Fletcher roughly shoved Bash back into his holding pen with Ballas. The rock dragonet landed painfully on the exposed flesh of his stomach and squealed in agony. "Shut up, you little bugger," Fletcher growled at him, the feline Mabu/hummingbird still on his mind.
The next thing he knew, he was being slapped in the face with Ballas' elastic tongue. "Mutants," he growled, stepping out and slamming the door behind him. "Henchmen," Ballas frowned at the closed door.
"You just met Jecovo for the first time, didn't you?" The mutant grub asked Bash, a tender understanding and compassion beyond his young years creasing his face. Bash dumbly nodded. "He said something about arty-fiscal hybrids. What does that mean?"

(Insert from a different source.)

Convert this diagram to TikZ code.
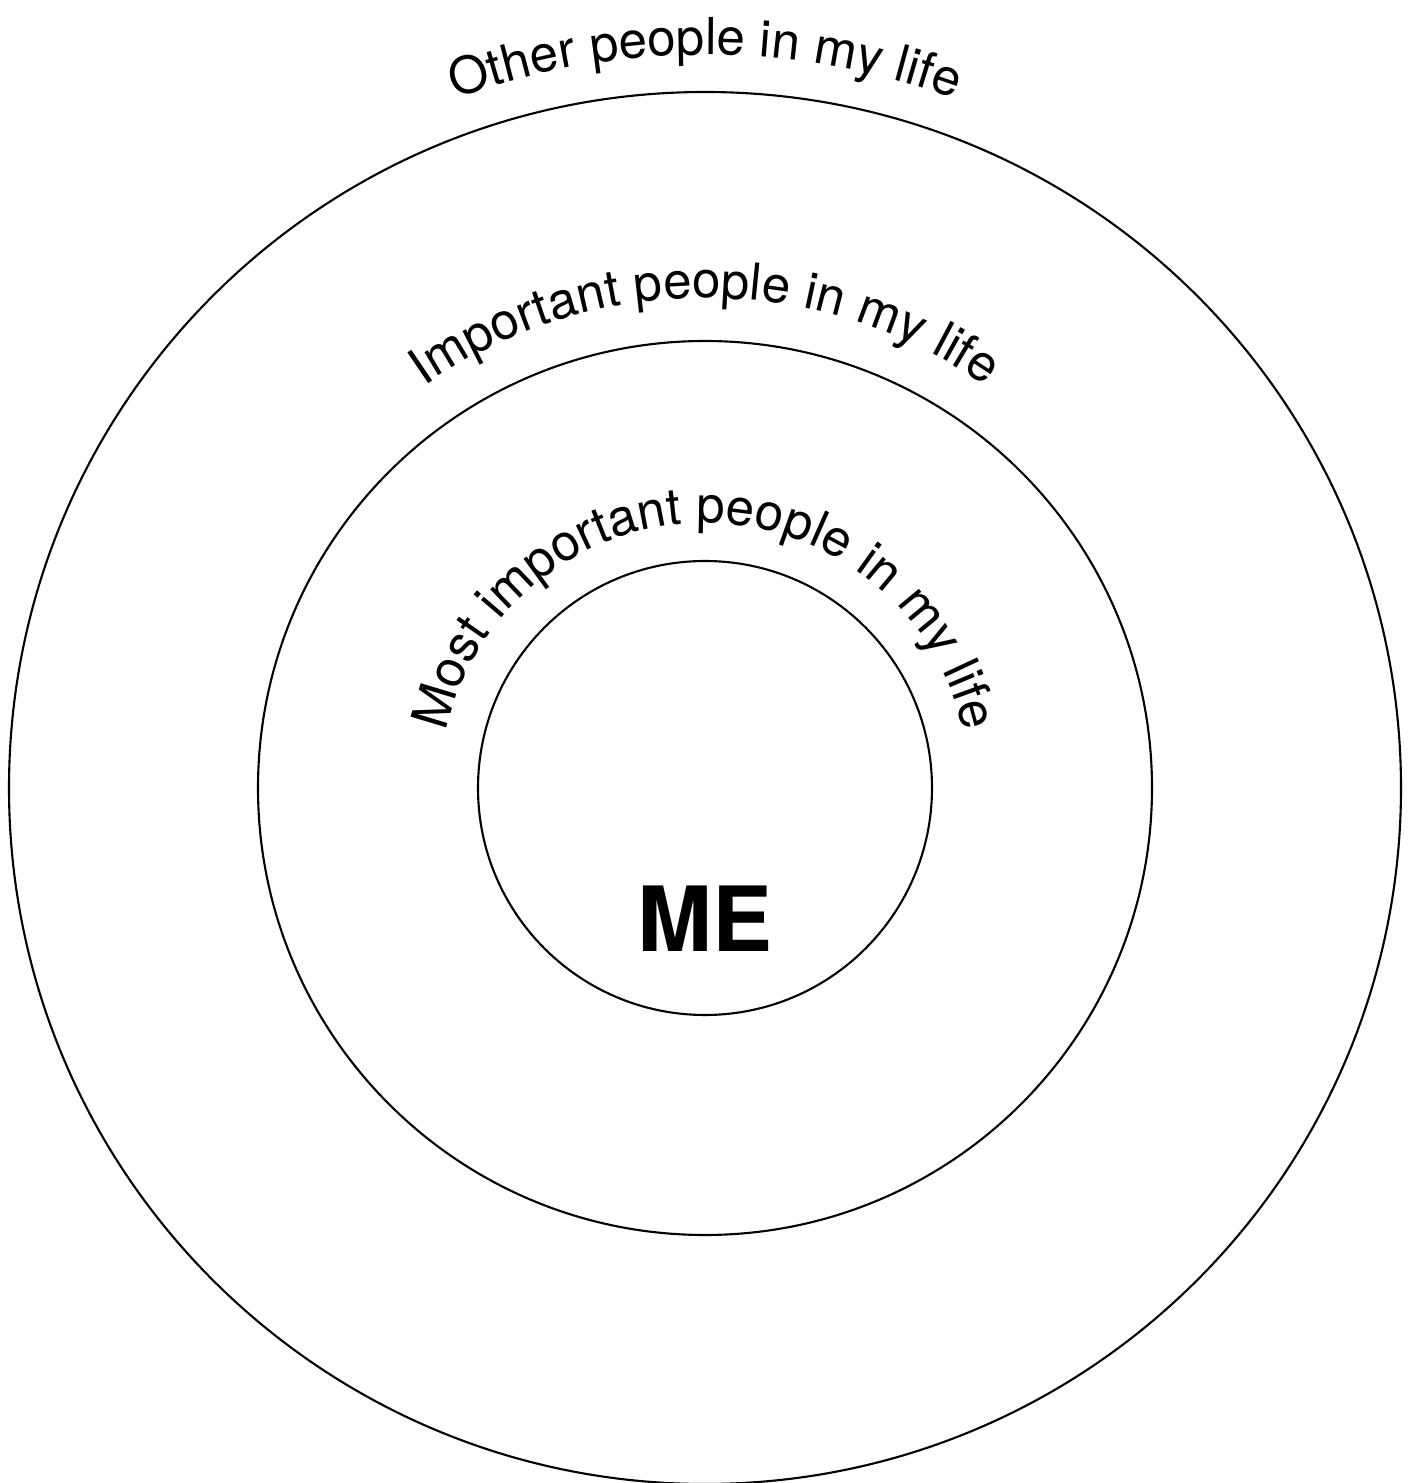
\documentclass[tikz,border=0pt]{standalone}
\usepackage{fontspec}
\setmainfont{TeX Gyre Heros}
\usepackage{tikz}
\usetikzlibrary{decorations.text}
\newcommand{\ringfont}{\fontsize{14.5}{17}\selectfont}
\tikzset{
  ring/.style={circle, draw=black, line width=0.6pt, inner sep=0pt, fill=none},
  arclabel/.style={decorate, decoration={text along path, text align=center, text={|\ringfont|#1}}},
  melabel/.style={font=\fontsize{25.6}{30}\selectfont\bfseries, anchor=base, inner sep=0pt}
}

\begin{document}
\begin{tikzpicture}
  \useasboundingbox (0,0) rectangle (14.13,14.83);
  \coordinate (centre) at (7.05,6.95);

  \node[ring, minimum size=13.92cm] (outer) at (centre) {};
  \node[ring, minimum size=8.94cm] (middle) at (centre) {};
  \node[ring, minimum size=4.54cm] (inner) at (centre) {};

  % texts running along the rings
  \path[arclabel={Other people in my life}]
    ([shift={(180:7.33)}]centre) arc[start angle=180, end angle=0, radius=7.33];
  \path[arclabel={Important people in my life}]
    ([shift={(180:4.90)}]centre) arc[start angle=180, end angle=0, radius=4.90];
  \path[arclabel={Most important people in my life}]
    ([shift={(180:2.65)}]centre) arc[start angle=180, end angle=0, radius=2.65];

  \node[melabel] (me) at (7.05,5.31) {ME};
\end{tikzpicture}
\end{document}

Ballas frowned, not sure how to explain it. "Well, you know about, like, hybrids between dragons and, say, griffins, or unicorns, or something like that?" Bash nodded, not sure where Ballas was going with this. "Well, what Jecovo is doing, is, for example, taking dragons that were born pure dragon, and turning them into dragon-griffin hybrids. For example. But he's doing that sort of thing with every creature in Skylands," Ballas explained.
Ballas was actually quite intelligent, just not intelligent as measured by elves and Mabu, and all of the other sentient species in Skylands. He was smart, but he was also somewhat like a dog, and the mental conflict tore his mind apart, so sometimes he acted intelligently, and sometimes like a dog. Ballas really hoped he could get it sorted out someday, it was somewhat annoying to be smart one minute and want to chase an airship for no reason the next.

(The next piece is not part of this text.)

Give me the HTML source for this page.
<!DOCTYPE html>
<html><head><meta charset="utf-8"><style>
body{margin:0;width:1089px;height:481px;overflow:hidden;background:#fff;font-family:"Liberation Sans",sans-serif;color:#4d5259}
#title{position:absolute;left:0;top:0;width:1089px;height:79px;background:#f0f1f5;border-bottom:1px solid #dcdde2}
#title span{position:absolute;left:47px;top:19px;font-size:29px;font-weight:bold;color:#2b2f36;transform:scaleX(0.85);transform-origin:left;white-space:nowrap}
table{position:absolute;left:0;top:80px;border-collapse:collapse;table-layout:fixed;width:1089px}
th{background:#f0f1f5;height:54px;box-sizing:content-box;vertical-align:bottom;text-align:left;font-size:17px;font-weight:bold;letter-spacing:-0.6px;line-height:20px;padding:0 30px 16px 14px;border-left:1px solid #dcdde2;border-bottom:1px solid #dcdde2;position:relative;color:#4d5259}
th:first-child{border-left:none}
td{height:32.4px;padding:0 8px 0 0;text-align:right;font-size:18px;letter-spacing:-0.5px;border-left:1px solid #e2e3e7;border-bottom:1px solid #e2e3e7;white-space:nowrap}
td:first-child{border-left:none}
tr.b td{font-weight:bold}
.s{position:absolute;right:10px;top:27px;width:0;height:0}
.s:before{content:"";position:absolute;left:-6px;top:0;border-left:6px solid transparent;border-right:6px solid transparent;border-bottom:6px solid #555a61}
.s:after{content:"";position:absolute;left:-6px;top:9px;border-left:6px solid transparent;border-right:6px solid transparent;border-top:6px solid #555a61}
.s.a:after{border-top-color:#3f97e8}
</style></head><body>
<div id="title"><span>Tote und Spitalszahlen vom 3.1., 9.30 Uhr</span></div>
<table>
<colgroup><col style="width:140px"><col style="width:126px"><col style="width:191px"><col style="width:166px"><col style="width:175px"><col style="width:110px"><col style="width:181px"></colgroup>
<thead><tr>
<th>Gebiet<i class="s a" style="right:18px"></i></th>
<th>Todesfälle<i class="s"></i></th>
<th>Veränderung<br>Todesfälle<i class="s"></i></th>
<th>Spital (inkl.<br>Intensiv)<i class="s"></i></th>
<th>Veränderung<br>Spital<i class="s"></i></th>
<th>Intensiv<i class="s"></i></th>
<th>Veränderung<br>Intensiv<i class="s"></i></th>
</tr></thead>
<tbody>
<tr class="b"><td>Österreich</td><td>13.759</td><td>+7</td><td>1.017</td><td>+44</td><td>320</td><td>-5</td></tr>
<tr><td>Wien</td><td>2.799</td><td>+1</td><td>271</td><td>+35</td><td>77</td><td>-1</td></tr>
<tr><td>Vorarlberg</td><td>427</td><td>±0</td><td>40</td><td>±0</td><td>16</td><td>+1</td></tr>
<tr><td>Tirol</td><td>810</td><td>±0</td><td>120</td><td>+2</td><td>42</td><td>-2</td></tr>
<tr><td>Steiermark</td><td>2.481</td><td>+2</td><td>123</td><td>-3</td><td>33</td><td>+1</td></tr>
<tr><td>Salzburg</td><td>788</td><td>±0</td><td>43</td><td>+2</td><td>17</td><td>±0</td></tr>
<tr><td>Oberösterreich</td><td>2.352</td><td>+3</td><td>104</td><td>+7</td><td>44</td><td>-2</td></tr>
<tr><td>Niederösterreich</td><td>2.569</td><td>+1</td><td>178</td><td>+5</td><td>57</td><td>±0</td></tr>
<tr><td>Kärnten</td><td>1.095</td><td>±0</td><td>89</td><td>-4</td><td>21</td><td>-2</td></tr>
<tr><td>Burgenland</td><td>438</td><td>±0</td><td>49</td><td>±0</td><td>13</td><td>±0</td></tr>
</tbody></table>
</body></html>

"So, were you like that?" Bash asked, with a typical toddler abruptness.
"No. I don't know what I am. One of Jecovo's goons found me one day, brought me back here, and I've been here ever since. From what I picked up from them, I'm unique, nobody's ever seen anything like me and so they want to study me," Ballas sighed. "They say I don't even have DNA,"
"Whass DNA?" Bash asked.
'I really hope I never run into Alexander Buerros Muertos Jecovo. I shudder to think what he could do with my DNA. What he did with Flashwing's is bad enough.
Heh heh heh.
'What's so funny, Techie? And shouldn't you be getting your little girlfriend to be censoring Flashwing's name?'
Don't call me that. Riley is not my girlfriend. I can't date her unless I somehow get turned into a dragon, or a griffin, or something dragonoid. And do you know what Jecovo's full name is in English? Or Arstic, whatever.
'No. Why? Is it funny?'
Oh, heck yeah, it is. And because I'm a good friend, I'll let you get the sense of achievement when you find out for yourself.
'Wait, since when have we been friends?'
Well, you always come down to do the Author's Note with me.

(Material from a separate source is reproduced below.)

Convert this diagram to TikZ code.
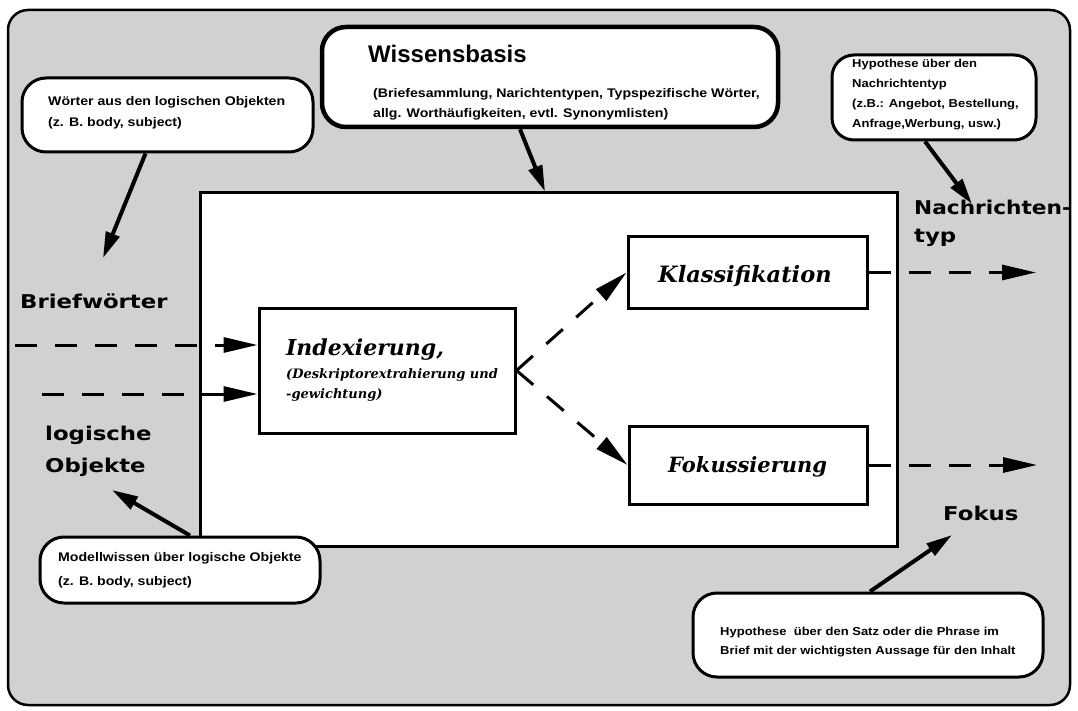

'Okay, well, since we're such good friends, allow me to help you with your girl problems,'
{Gaiphe clicks her beak, Technow transforms into a white-furred griffin with blue-tinted feathers}
Okay, now I see where you were going with this.
'You're welcome, girlfriend,'
Firstly, I'm male, and secondly, we are in the middle of an Author's Note! This is not the time for this!
'Check again,'
{Technow checks her underbelly}
YOU CHANGED MY GENDER?! How is this supposed to help me with my girl troubles?
'If you're one of us, you'll understand us better,'
And how am I supposed to date girls if I AM a girl?
'Your problem, not mine,'
Why, you -
{Camera cuts to Riley}
"I'm sure we would all love to watch this for hours more, but Author's Notes can only be so long. So, peace!"